I can’t even lie today. When my alarm went off this morning, I immediately thought AWESOME! the last day of the work week…FRIDAY!!! After I stayed there for a few more minutes, I then realized,…NO it isn’t Friday. It’s actually Saturday and I have to go to work. I really DON’T want to go today. This is probably the first time that I’ve ever actually didn’t want to go. It’s just that my mom has been working on remodeling, redesigning the interior of her house and I want to help.
Come on you guys know by now, making things pretty is what I love more than anything in life. That’s what makes me, well…ME! BUT, for the past couple of months, I have had NO desire what-so-ever to do so. I haven’t stopped long enough to notice this problem until the middle of this week. It’s a HUGE problem for me personally because I know who I am. I know the things I love and love to do.

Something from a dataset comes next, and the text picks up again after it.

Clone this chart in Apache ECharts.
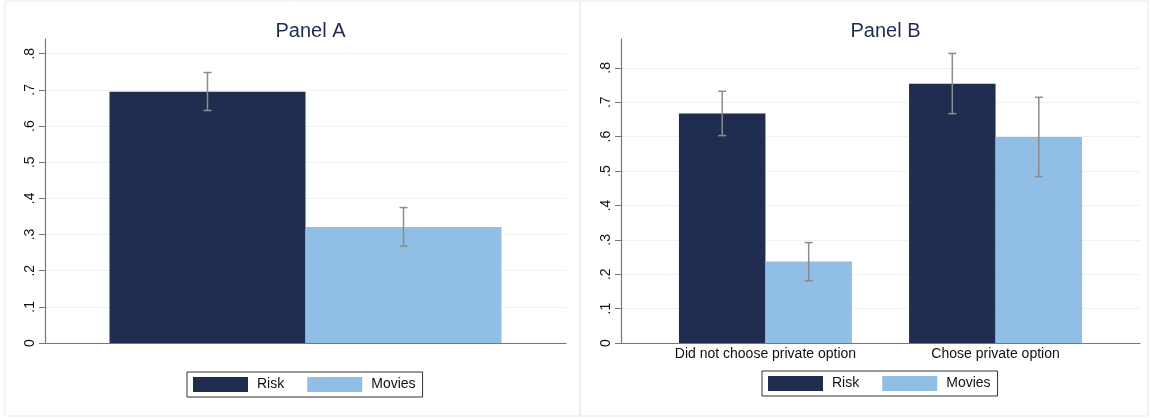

When creating things and helping others make pretty things becomes a CHORE to me, something is wrong….WAY wrong and I can’t let things stay like this. It isn’t me. I just wonder if any other people have ever experienced this.
The problem is that after I work (which has its stressful and frustrating moments) I just want to go home and do absolutely nothing. This has to change. I don’t know exactly how, but it’s changing as of NOW. I refuse to let the things I love most slip right through my fingers.
Okay that’s my spill for the day. If you have every been through anything like this and you found a way that helped you figure it out, I would love for you to share that with me.
Bye…ENJOY your Saturday. I will be enjoying mine as soon as I get off work.